I doubt that dumping Hockey would be a fait accompli. The byzantine workings of personality-based LNP “factionalism” could mean that blokes like Hockey would have to be part of the putsch, and thus would be retained. It’s not really Hockey’s fault, to be fair. He’s had to sell a pup to PUP. Who would want the poisoned chalice of the Treasury at the moment anyway, with only pain to come?
Bishop doesn’t seem to have any strong policy background. She’s like Rudd, in that she might get a honeymoon effect as people project their pet policies onto her as you have just done, Prof Q, but (also like Rudd) under the harsh light of leadership there’s not much substance there.
I think you’re underselling Morrison. He may not register much more than an asterisk in polling yet, but he may satisfy internal party needs more than people realise.
The Sydney-centric LNP won’t allow a WA leader.
One reason why there may be no change is that there is no real evidence of change having any point due to a serious lack of credible alternative ‘leaders’.
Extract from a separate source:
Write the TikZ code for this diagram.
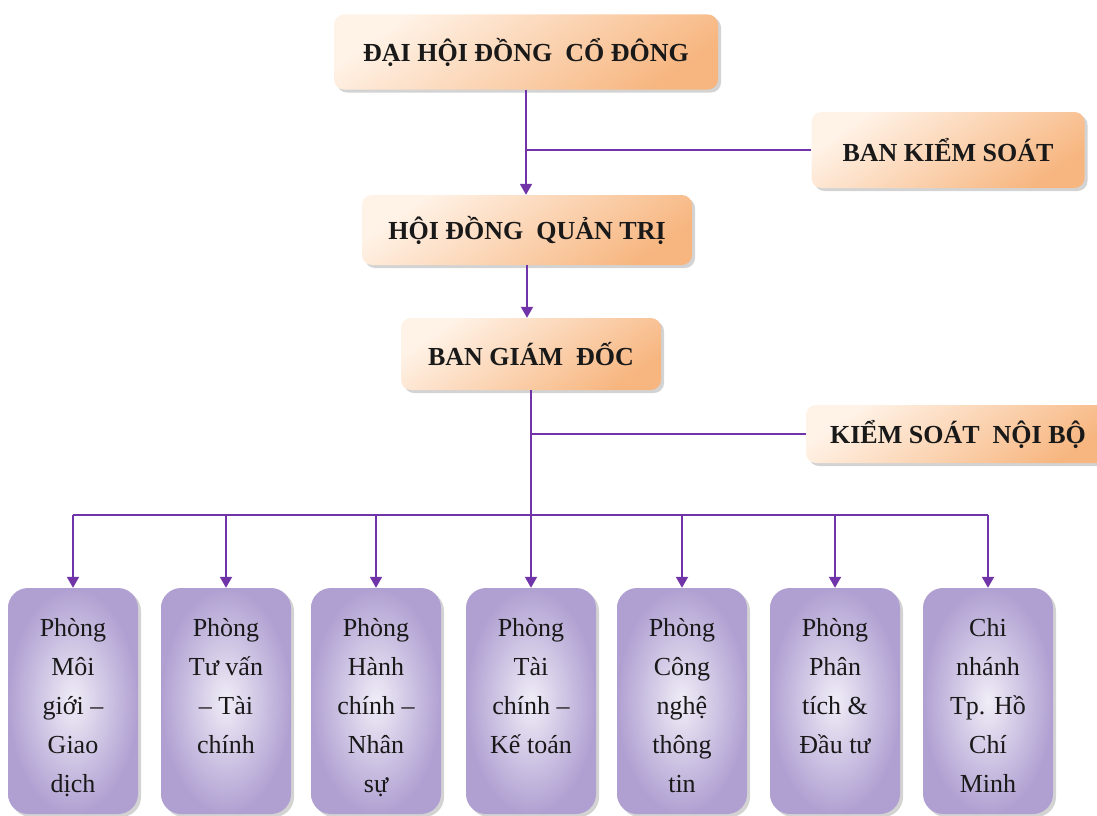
\documentclass[tikz,border=0pt]{standalone}
\usepackage{fontspec}
\setmainfont{Liberation Serif}
\definecolor{linepurple}{RGB}{112,52,168}
\definecolor{peachlight}{RGB}{255,243,232}
\definecolor{peachdark}{RGB}{247,182,128}
\definecolor{lavlight}{RGB}{240,237,247}
\definecolor{lavdark}{RGB}{176,160,210}
\usepackage{tikz}
\usetikzlibrary{calc, arrows.meta, shadows}

\begin{document}
\begin{tikzpicture}[x=1pt, y=-1pt,
  topbox/.style={draw=none, rounded corners=10pt, top color=peachlight,
    bottom color=peachdark, shading angle=35, inner sep=0pt,
    drop shadow={opacity=0.35, shadow xshift=3pt, shadow yshift=-3pt},
    font=\fontsize{26}{30}\selectfont\bfseries, text=black!90},
  dept/.style={draw=none, rounded corners=20pt, minimum width=130pt,
    minimum height=226pt, inner color=lavlight, outer color=lavdark,
    drop shadow={opacity=0.35, shadow xshift=3pt, shadow yshift=-3pt}},
  dtext/.style={font=\fontsize{26}{39}\selectfont, align=center,
    inner sep=0pt, text=black!90},
  link/.style={draw=linepurple, line width=2pt},
  tip/.style={-{Triangle[width=12pt, length=11pt]}},
]
\useasboundingbox (0,0) rectangle (1097,816);

% Upper levels
\node[topbox, minimum width=384pt, minimum height=75pt] (dhdcd) at (526,52)
  {ĐẠI HỘI ĐỒNG\ \ CỔ ĐÔNG};
\node[topbox, minimum width=273pt, minimum height=76pt] (bks) at (948,150)
  {BAN KIỂM SOÁT};
\node[topbox, minimum width=330pt, minimum height=70pt] (hdqt) at (527,230)
  {HỘI ĐỒNG\ \ QUẢN TRỊ};
\node[topbox, minimum width=260pt, minimum height=72pt] (bgd) at (531,354)
  {BAN GIÁM\ \ ĐỐC};
\node[topbox, minimum width=304pt, minimum height=58pt] (ksnb) at (958,434)
  {KIỂM SOÁT\ \ NỘI BỘ};

% Departments
\node[dept] (moigioi) at (73,701) {};
\node[dtext, anchor=north] at ([yshift=-30pt]moigioi.north)
  {Phòng\\Môi\\giới –\\Giao\\dịch};
\node[dept] (tuvan) at (226,701) {};
\node[dtext, anchor=north] at ([yshift=-30pt]tuvan.north)
  {Phòng\\Tư vấn\\– Tài\\chính};
\node[dept] (hanhchinh) at (376,701) {};
\node[dtext, anchor=north] at ([yshift=-30pt]hanhchinh.north)
  {Phòng\\Hành\\chính –\\Nhân\\sự};
\node[dept] (taichinh) at (531,701) {};
\node[dtext, anchor=north] at ([yshift=-30pt]taichinh.north)
  {Phòng\\Tài\\chính –\\Kế toán};
\node[dept] (congnghe) at (682,701) {};
\node[dtext, anchor=north] at ([yshift=-30pt]congnghe.north)
  {Phòng\\Công\\nghệ\\thông\\tin};
\node[dept] (phantich) at (835,701) {};
\node[dtext, anchor=north] at ([yshift=-30pt]phantich.north)
  {Phòng\\Phân\\tích \&\\Đầu tư};
\node[dept] (chinhanh) at (988,701) {};
\node[dtext, anchor=north] at ([yshift=-30pt]chinhanh.north)
  {Chi\\nhánh\\Tp. Hồ\\Chí\\Minh};

% Connectors
\coordinate (bus) at (531,515);
\draw[link, tip] (dhdcd.south) -- (dhdcd.south |- hdqt.north);
\draw[link] (bks.west) -- (bks.west -| dhdcd.south);
\draw[link, tip] (hdqt.south) -- (hdqt.south |- bgd.north);
\draw[link, tip] (bgd.south) -- (taichinh.north);
\draw[link] (ksnb.west) -- (ksnb.west -| bgd.south);
\draw[link] (moigioi.north |- bus) -- (chinhanh.north |- bus);
\draw[link, tip] (moigioi.north |- bus) -- (moigioi.north);
\draw[link, tip] (tuvan.north |- bus) -- (tuvan.north);
\draw[link, tip] (hanhchinh.north |- bus) -- (hanhchinh.north);
\draw[link, tip] (congnghe.north |- bus) -- (congnghe.north);
\draw[link, tip] (phantich.north |- bus) -- (phantich.north);
\draw[link, tip] (chinhanh.north |- bus) -- (chinhanh.north);
\end{tikzpicture}
\end{document}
If Abbott had been so so, like Rudd say, change might have been possible. But the whole coalition front bench has been so complicit in an unending parade of stupidity, uncreative destruction, meanness, bigotry, callousness, pettiness, nastiness, cryptoracism (Morrison), lack of vision etc. etc. that it puts a lie to any previous claims each in the leadership group might have to the high mindedness and vision a new leader would need to project. At the least they would either have to deny the last 18 months was a failure (showing they were still singing the same tune) or say it was a disaster and reap the whirlwind unimaginable.
Its one thing to play the political game, its another lie continually, deny the reality of this government and do it with a smile worthy of a died in the wool tea partier..and then try to change and expect the public to be so stupid as to forget all that has happened in the past year.
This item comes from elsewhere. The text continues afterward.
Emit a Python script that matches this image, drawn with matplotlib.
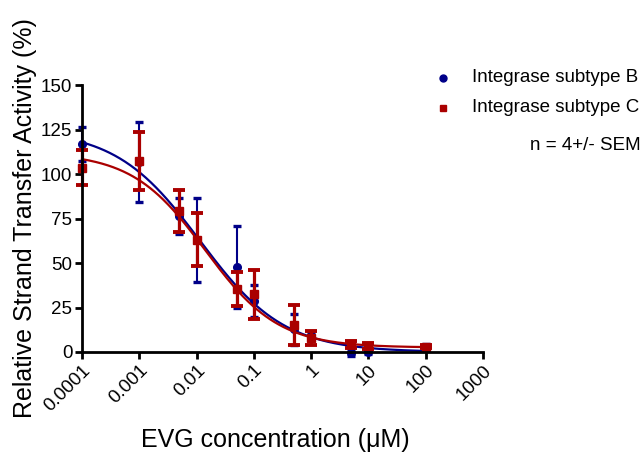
import numpy as np
import matplotlib
matplotlib.use("Agg")
import matplotlib.pyplot as plt
from matplotlib.lines import Line2D

plt.rcParams['font.family'] = ['Liberation Sans', 'DejaVu Sans']

# Concentrations (uM)
conc = [0.0001, 0.001, 0.005, 0.01, 0.05, 0.1, 0.5, 1, 5, 10, 100]

# Subtype B
b_mean = [116.7, 106.6, 76.3, 63.0, 47.6, 28.4, 12.7, 9.0, -0.5, 0.0, 3.0]
b_sem = [9.5, 22.5, 10.0, 23.5, 23.0, 9.0, 8.7, 2.0, 1.5, 1.0, 1.5]

# Subtype C
c_mean = [103.6, 107.3, 79.1, 63.2, 35.4, 32.5, 15.2, 7.7, 4.3, 3.4, 3.0]
c_sem = [10.0, 16.5, 11.7, 15.0, 9.5, 13.8, 11.3, 4.0, 2.0, 1.5, 1.0]

# 4-parameter logistic fit parameters: top, bottom, logIC50, hill
b_fit = dict(top=125.0, bottom=0.0, logic50=-1.94, hill=0.59)
c_fit = dict(top=112.0, bottom=2.5, logic50=-1.85, hill=0.68)

xticks = [0.0001, 0.001, 0.01, 0.1, 1, 10, 100, 1000]
xticklabels = ['0.0001', '0.001', '0.01', '0.1', '1', '10', '100', '1000']
yticks = [0, 25, 50, 75, 100, 125, 150]

blue = '#000088'
red = '#AA0000'


def logistic(x, p):
    return p['bottom'] + (p['top'] - p['bottom']) / (1 + 10 ** ((np.log10(x) - p['logic50']) * p['hill']))


fig = plt.figure(figsize=(6.43, 4.57), dpi=100)
ax = fig.add_axes([82 / 643, 1 - 352 / 457, (483 - 82) / 643, (352 - 85) / 457])

xs = np.logspace(-4, 2, 400)
ax.plot(xs, logistic(xs, b_fit), color=blue, lw=1.6, zorder=2, clip_on=False)
ax.errorbar(conc, b_mean, yerr=b_sem, fmt='o', color=blue, ms=5.5, elinewidth=1.5,
            capsize=3.2, capthick=2.4, zorder=3, clip_on=False)
ax.plot(xs, logistic(xs, c_fit), color=red, lw=1.6, zorder=4, clip_on=False)
ax.errorbar(conc, c_mean, yerr=c_sem, fmt='s', color=red, ms=6, elinewidth=2.3,
            capsize=4.0, capthick=2.8, zorder=5, clip_on=False)

ax.set_xscale('log')
ax.set_xlim(0.0001, 1000)
ax.set_ylim(0, 150)
ax.set_xticks(xticks)
ax.set_xticklabels(xticklabels, rotation=45, ha='right', rotation_mode='anchor')
ax.xaxis.set_minor_locator(matplotlib.ticker.NullLocator())
ax.set_yticks(yticks)

for s in ['top', 'right']:
    ax.spines[s].set_visible(False)
for s in ['left', 'bottom']:
    ax.spines[s].set_linewidth(2)
    ax.spines[s].set_zorder(10)
ax.tick_params(axis='both', width=2, length=5, labelsize=13.5, pad=2)

ax.set_xlabel('EVG concentration (\u03bcM)', fontsize=18, labelpad=10, x=0.481)
ax.set_ylabel('Relative Strand Transfer Activity (%)', fontsize=18, labelpad=3)

# Legend (manual placement)
fig.add_artist(Line2D([443 / 643], [1 - 78 / 457], marker='o', color=blue, ls='none', ms=5,
                      transform=fig.transFigure))
fig.add_artist(Line2D([443 / 643], [1 - 108 / 457], marker='s', color=red, ls='none', ms=5,
                      transform=fig.transFigure))
fig.text(472 / 643, 1 - 78 / 457, 'Integrase subtype B', ha='left', va='center', fontsize=13.5)
fig.text(472 / 643, 1 - 108 / 457, 'Integrase subtype C', ha='left', va='center', fontsize=13.5)
fig.text(641 / 643, 1 - 145 / 457, 'n = 4+/- SEM', ha='right', va='center', fontsize=13.5)

fig.savefig('out.png', dpi=100)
The biggest case study of the exercise in two facedness here is Turnbull of course. The higher they once stood the harder they will fall.
As a result none of the alternates has any credibility because of their closeness to Abbots failure or due to their hypocrisy.
Beyond that as you say there is no reason to believe there would be any real change in policy away from Murdoch IPA etc. while latter remain influential and simply will not change either.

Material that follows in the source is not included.